Lawmakers in Kashmir punch colleague for serving beef
SRINAGAR, INDIA: Lawmakers from India's ruling Hindu nationalist party in Kashmir kicked and punched an independent member of the state assembly on Thursday for hosting a party where he served beef.
Hindus consider cows to be sacred, and slaughtering the animals is banned in most Indian states.
Bharatiya Janata Party members beat lawmaker Rashid Ahmed, a Muslim, in the assembly soon after its session began Thursday. Television video showed Ahmed hitting back at a BJP member while officials intervened to separate the fighting lawmakers.
Other opposition lawmakers rescued Ahmed and later staged a walkout.
The ruling party lawmakers were angry over a party hosted by Ahmed the previous night at which beef was served.

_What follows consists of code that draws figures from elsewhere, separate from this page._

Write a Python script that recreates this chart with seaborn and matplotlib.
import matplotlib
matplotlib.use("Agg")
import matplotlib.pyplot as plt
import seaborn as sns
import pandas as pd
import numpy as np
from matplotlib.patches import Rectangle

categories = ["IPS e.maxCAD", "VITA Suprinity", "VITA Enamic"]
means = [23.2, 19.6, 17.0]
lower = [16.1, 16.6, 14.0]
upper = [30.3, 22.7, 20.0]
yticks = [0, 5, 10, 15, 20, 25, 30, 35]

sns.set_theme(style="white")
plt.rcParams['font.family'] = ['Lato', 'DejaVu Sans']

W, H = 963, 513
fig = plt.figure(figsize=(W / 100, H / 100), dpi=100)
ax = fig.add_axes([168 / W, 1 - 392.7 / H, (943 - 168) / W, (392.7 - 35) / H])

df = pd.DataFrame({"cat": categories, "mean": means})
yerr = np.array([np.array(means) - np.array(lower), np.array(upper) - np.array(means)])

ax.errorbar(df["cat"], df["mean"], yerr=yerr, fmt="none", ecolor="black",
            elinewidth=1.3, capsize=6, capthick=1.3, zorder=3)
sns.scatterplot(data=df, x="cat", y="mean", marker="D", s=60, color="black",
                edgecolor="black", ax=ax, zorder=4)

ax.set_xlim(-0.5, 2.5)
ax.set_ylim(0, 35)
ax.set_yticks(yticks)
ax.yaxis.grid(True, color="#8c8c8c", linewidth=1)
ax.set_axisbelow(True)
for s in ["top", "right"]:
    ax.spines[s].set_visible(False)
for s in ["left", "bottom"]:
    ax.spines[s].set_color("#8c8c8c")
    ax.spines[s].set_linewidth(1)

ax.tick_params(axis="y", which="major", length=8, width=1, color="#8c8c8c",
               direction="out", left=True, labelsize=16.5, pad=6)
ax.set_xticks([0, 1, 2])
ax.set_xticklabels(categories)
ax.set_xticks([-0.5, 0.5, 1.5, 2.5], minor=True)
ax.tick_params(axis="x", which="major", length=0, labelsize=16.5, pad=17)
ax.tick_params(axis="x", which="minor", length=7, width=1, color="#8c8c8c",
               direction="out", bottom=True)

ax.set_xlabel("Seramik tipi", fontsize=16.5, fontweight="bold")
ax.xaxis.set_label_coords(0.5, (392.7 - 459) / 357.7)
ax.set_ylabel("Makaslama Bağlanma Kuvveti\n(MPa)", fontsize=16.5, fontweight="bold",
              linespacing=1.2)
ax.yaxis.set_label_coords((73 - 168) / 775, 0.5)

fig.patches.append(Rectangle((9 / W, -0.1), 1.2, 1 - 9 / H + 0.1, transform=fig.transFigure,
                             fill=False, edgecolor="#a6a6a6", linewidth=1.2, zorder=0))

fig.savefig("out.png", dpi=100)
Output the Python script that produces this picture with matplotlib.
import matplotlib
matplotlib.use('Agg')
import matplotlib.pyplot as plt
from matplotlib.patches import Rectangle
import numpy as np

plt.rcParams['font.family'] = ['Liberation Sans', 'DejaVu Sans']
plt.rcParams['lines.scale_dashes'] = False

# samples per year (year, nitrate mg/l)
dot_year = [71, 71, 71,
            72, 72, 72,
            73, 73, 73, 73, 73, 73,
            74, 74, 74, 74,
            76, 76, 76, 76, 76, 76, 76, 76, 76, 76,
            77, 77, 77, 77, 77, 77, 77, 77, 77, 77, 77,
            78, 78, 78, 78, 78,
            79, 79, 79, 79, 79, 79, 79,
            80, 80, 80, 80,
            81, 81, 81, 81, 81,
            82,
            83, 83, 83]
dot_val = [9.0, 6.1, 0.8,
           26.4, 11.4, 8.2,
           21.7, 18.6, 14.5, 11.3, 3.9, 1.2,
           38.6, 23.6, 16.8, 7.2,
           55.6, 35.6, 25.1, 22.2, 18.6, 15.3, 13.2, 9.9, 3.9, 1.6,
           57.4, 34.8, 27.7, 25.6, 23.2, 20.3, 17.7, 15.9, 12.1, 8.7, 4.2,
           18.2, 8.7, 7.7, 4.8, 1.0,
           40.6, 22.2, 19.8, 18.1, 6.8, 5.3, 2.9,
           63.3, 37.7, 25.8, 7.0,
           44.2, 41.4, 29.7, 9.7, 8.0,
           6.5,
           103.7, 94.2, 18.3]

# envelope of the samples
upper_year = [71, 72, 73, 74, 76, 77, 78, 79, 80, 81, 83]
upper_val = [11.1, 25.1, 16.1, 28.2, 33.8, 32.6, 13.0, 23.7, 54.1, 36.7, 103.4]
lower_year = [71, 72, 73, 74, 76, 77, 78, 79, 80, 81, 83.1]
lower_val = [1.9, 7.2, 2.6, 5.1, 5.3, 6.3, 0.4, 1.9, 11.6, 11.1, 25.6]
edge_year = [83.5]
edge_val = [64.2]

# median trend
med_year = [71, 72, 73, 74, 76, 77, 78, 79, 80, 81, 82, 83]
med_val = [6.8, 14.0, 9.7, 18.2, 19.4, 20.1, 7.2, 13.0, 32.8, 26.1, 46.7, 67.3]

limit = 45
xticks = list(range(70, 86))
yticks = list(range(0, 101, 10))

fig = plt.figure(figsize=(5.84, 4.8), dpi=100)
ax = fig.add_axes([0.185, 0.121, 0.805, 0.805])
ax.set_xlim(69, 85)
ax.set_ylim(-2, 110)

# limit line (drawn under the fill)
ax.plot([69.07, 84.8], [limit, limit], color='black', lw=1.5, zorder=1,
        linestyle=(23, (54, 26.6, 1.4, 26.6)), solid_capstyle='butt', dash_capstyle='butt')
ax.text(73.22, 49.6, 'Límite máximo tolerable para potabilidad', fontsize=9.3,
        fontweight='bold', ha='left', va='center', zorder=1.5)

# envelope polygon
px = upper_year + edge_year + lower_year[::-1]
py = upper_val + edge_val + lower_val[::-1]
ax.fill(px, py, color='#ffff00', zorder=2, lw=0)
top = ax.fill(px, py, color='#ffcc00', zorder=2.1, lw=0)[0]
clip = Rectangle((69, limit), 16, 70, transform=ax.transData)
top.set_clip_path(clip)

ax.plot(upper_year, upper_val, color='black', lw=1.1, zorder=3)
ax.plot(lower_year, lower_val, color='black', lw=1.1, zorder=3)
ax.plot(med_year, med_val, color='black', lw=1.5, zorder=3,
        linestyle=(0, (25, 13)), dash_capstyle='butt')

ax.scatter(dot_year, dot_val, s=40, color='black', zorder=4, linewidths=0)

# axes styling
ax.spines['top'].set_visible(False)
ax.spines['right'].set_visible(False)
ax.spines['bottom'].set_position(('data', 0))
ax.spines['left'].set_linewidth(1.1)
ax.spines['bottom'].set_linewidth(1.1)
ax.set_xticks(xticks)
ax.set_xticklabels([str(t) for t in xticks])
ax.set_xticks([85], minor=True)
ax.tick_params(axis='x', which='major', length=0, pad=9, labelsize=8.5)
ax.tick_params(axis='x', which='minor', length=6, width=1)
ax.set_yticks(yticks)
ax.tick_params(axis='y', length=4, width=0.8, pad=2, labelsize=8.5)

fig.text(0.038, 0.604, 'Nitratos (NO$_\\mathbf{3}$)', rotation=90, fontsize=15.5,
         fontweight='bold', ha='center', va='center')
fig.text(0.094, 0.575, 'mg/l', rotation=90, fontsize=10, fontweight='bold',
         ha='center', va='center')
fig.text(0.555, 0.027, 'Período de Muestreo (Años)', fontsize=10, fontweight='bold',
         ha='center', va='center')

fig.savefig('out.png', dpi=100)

Differences have deepened within Kashmir's ruling coalition, with the Hindu nationalist party demanding a ban on slaughtering cows and selling beef in the Muslim-majority state.
Since Prime Minister Narendra Modi, a Hindu nationalist, took office last year, hard-line Hindus have been demanding that India ban beef sales. Most beef sold across India is buffalo meat.
There has been outrage across India after a 50-year-old Muslim man was beaten to death by a mob last week over rumors that his family had eaten beef for dinner.